DIRECTIVE: Omit every picture, and retype the lines that run from the beginning of the data below through the line containing "const FS = 68;", inclusive.

==============================

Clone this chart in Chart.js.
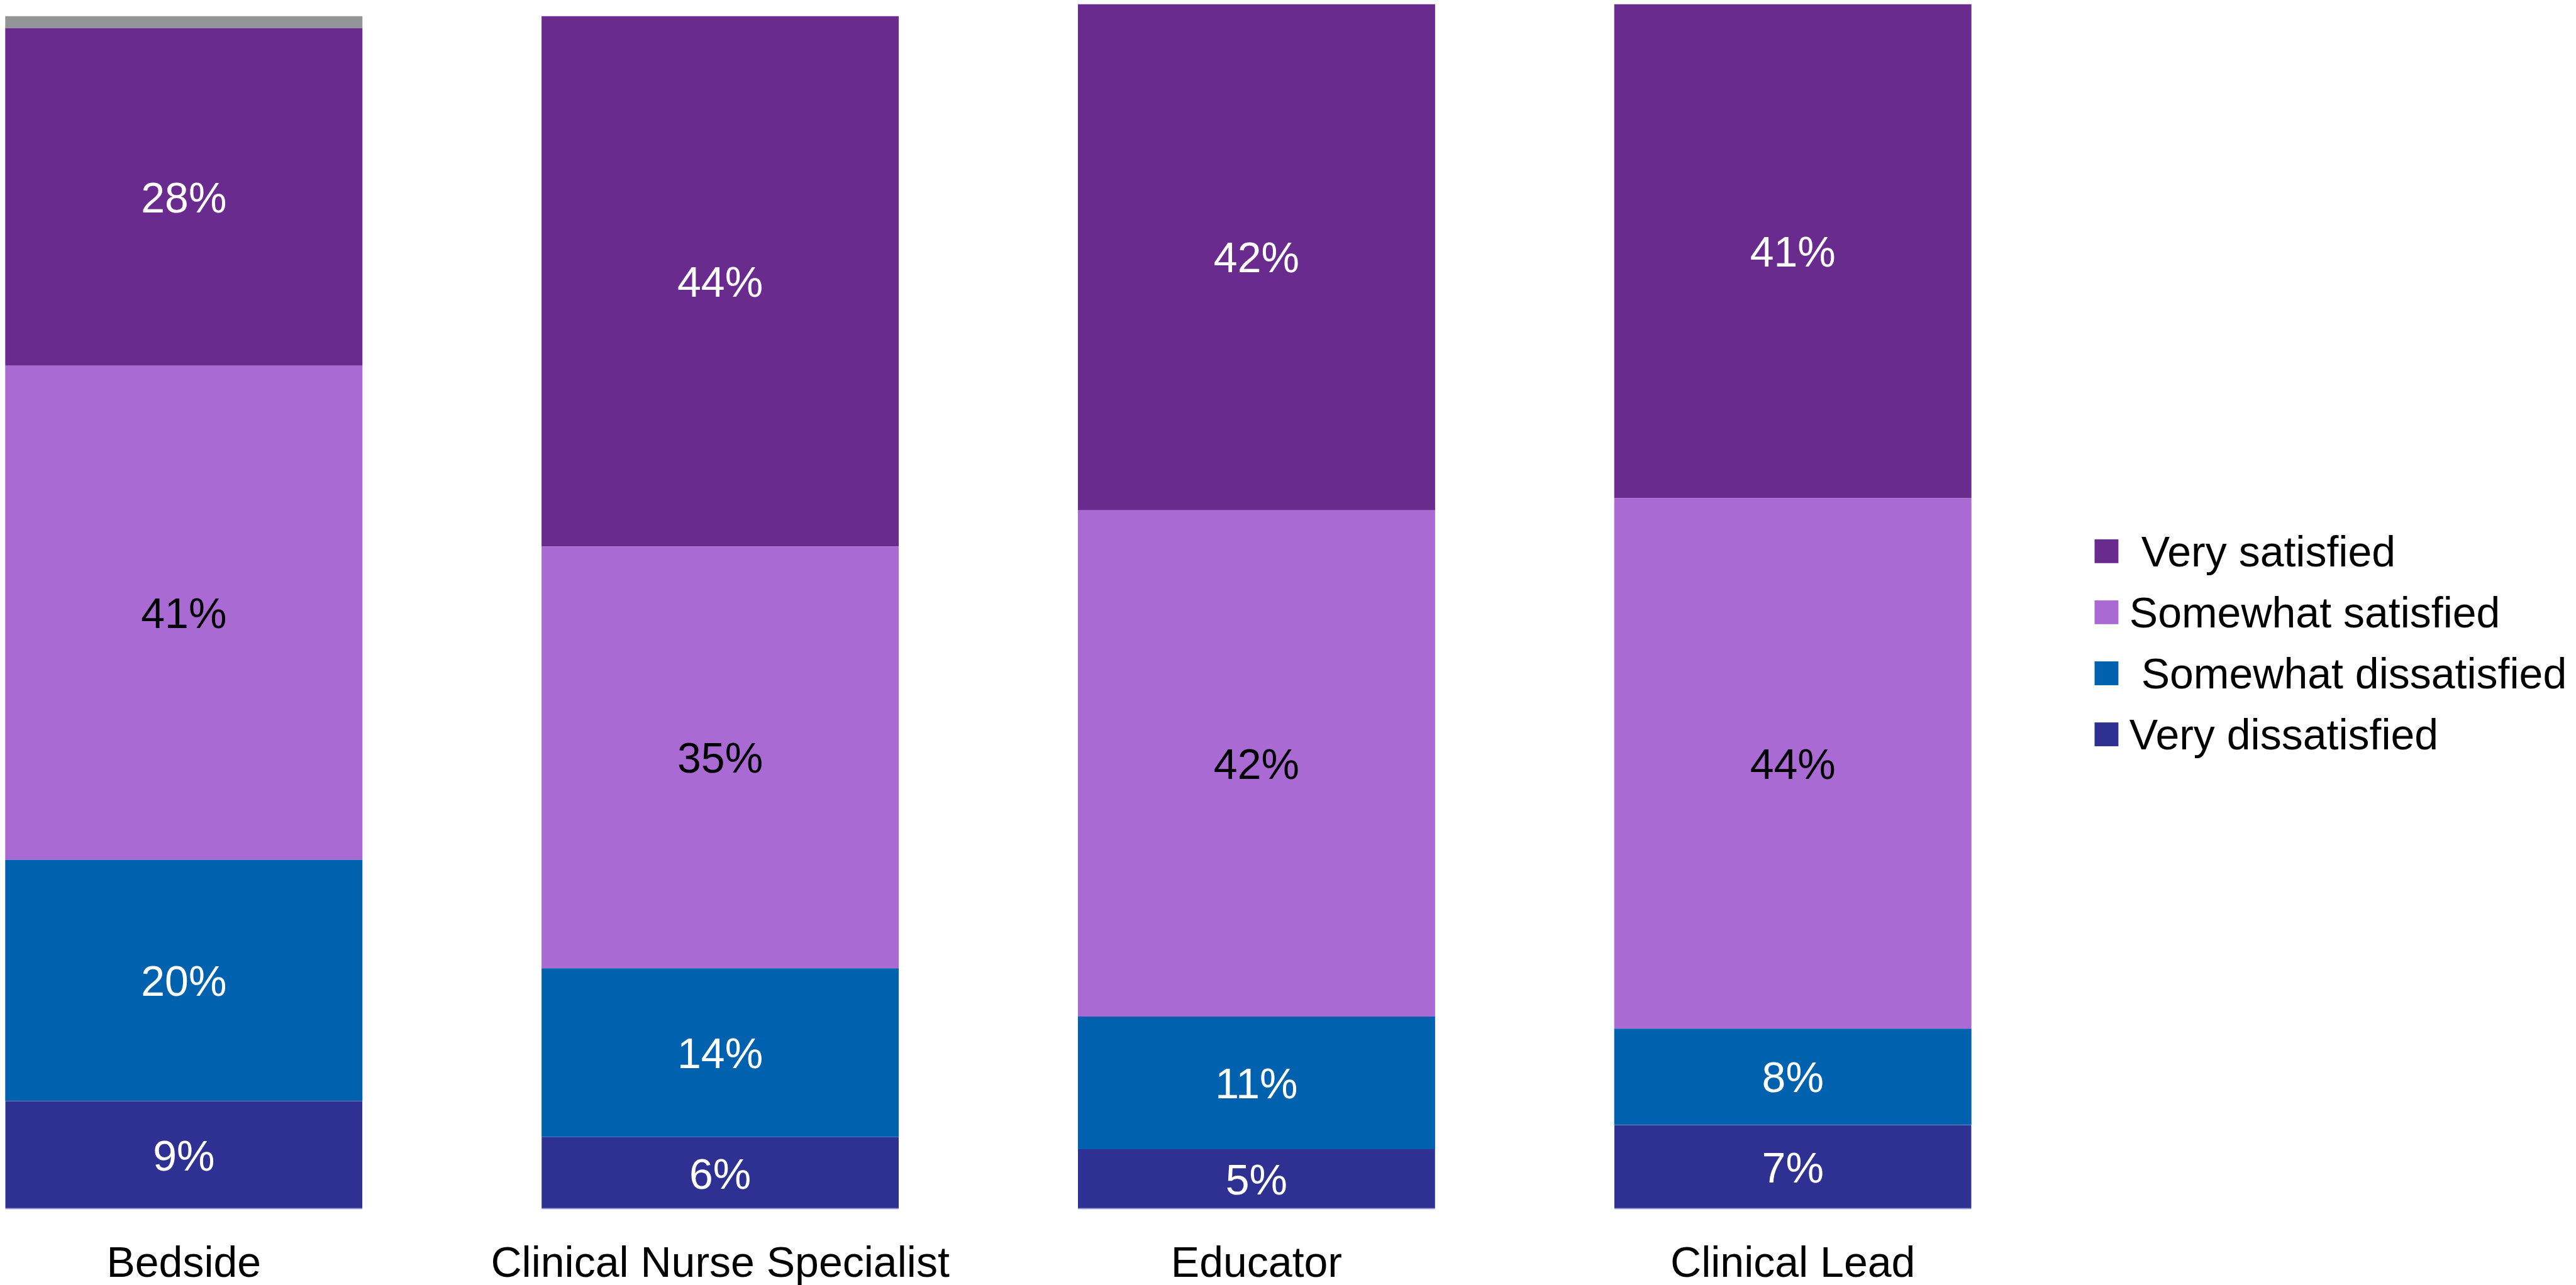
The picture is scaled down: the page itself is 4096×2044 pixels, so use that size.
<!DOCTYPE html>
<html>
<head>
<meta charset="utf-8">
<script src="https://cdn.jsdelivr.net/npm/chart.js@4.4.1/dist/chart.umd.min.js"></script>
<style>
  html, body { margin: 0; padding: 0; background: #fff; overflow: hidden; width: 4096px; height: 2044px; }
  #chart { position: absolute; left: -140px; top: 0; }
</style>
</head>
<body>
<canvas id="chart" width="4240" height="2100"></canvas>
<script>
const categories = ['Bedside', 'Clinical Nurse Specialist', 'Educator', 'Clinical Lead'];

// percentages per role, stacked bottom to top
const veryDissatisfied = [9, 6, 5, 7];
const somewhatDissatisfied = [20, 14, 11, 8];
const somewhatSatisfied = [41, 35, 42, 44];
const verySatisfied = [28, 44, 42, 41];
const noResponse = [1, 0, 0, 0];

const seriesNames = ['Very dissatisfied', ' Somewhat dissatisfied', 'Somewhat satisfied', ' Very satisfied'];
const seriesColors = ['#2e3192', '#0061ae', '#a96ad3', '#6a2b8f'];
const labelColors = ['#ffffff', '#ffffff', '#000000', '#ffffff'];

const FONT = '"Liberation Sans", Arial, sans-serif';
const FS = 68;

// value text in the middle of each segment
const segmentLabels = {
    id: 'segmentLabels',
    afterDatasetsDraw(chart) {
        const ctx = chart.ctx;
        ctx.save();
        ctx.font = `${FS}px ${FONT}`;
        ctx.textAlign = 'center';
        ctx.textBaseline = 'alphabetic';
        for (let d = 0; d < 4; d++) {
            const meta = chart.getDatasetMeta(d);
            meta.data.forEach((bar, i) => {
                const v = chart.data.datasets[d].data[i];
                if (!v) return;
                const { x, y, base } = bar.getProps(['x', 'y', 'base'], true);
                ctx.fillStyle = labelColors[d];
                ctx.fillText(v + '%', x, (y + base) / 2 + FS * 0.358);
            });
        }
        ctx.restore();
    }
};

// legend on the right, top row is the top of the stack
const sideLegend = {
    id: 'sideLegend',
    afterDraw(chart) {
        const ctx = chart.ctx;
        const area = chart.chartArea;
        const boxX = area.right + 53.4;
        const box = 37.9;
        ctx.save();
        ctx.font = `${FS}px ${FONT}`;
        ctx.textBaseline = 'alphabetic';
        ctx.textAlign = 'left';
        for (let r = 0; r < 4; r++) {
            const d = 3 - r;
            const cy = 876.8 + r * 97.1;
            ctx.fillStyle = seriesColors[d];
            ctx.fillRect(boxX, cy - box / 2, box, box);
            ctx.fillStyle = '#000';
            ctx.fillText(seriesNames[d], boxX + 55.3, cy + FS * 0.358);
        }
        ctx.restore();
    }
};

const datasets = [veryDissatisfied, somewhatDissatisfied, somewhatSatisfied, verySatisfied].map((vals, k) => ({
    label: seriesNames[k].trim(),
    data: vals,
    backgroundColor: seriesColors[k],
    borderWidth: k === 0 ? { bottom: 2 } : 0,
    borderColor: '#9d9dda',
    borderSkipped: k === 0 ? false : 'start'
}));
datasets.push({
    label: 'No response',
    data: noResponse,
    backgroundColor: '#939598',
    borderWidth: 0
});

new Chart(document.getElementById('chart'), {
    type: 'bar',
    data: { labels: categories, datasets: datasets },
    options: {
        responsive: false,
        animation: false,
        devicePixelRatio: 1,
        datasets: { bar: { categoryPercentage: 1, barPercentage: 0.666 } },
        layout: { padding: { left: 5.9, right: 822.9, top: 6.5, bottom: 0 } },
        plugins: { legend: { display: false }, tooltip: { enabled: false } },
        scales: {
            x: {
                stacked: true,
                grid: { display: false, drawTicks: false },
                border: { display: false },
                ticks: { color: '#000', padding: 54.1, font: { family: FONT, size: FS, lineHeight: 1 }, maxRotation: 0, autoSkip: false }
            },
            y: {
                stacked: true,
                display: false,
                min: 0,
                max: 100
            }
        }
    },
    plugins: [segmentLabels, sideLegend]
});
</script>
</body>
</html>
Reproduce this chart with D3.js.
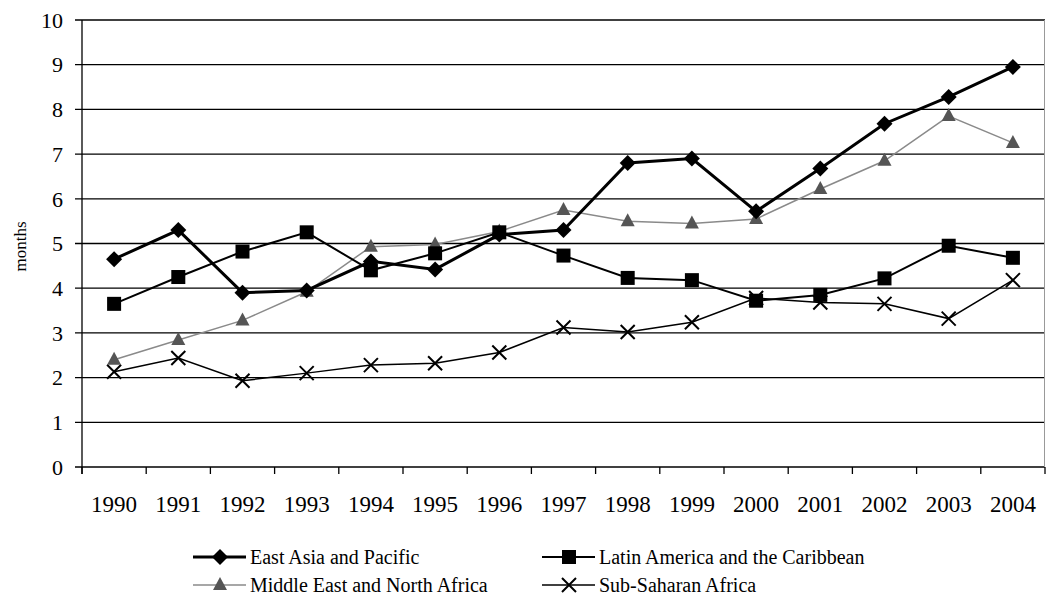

==============================

CORRECT OUTPUT:
Clone this chart in Chart.js.
The picture is scaled down: the page itself is 4096×2044 pixels, so use that size.
<!DOCTYPE html>
<html>
<head>
<meta charset="utf-8">
<script src="https://cdn.jsdelivr.net/npm/chart.js@4.4.1/dist/chart.umd.min.js"></script>
<style>
  html, body { margin: 0; padding: 0; background: #fff; overflow: hidden; width: 4096px; height: 2044px; }
  #chart { position: absolute; left: -140px; top: 0; }
</style>
</head>
<body>
<canvas id="chart" width="4240" height="2100"></canvas>
<script>
const categories = ['Bedside', 'Clinical Nurse Specialist', 'Educator', 'Clinical Lead'];

// percentages per role, stacked bottom to top
const veryDissatisfied = [9, 6, 5, 7];
const somewhatDissatisfied = [20, 14, 11, 8];
const somewhatSatisfied = [41, 35, 42, 44];
const verySatisfied = [28, 44, 42, 41];
const noResponse = [1, 0, 0, 0];

const seriesNames = ['Very dissatisfied', ' Somewhat dissatisfied', 'Somewhat satisfied', ' Very satisfied'];
const seriesColors = ['#2e3192', '#0061ae', '#a96ad3', '#6a2b8f'];
const labelColors = ['#ffffff', '#ffffff', '#000000', '#ffffff'];

const FONT = '"Liberation Sans", Arial, sans-serif';
const FS = 68;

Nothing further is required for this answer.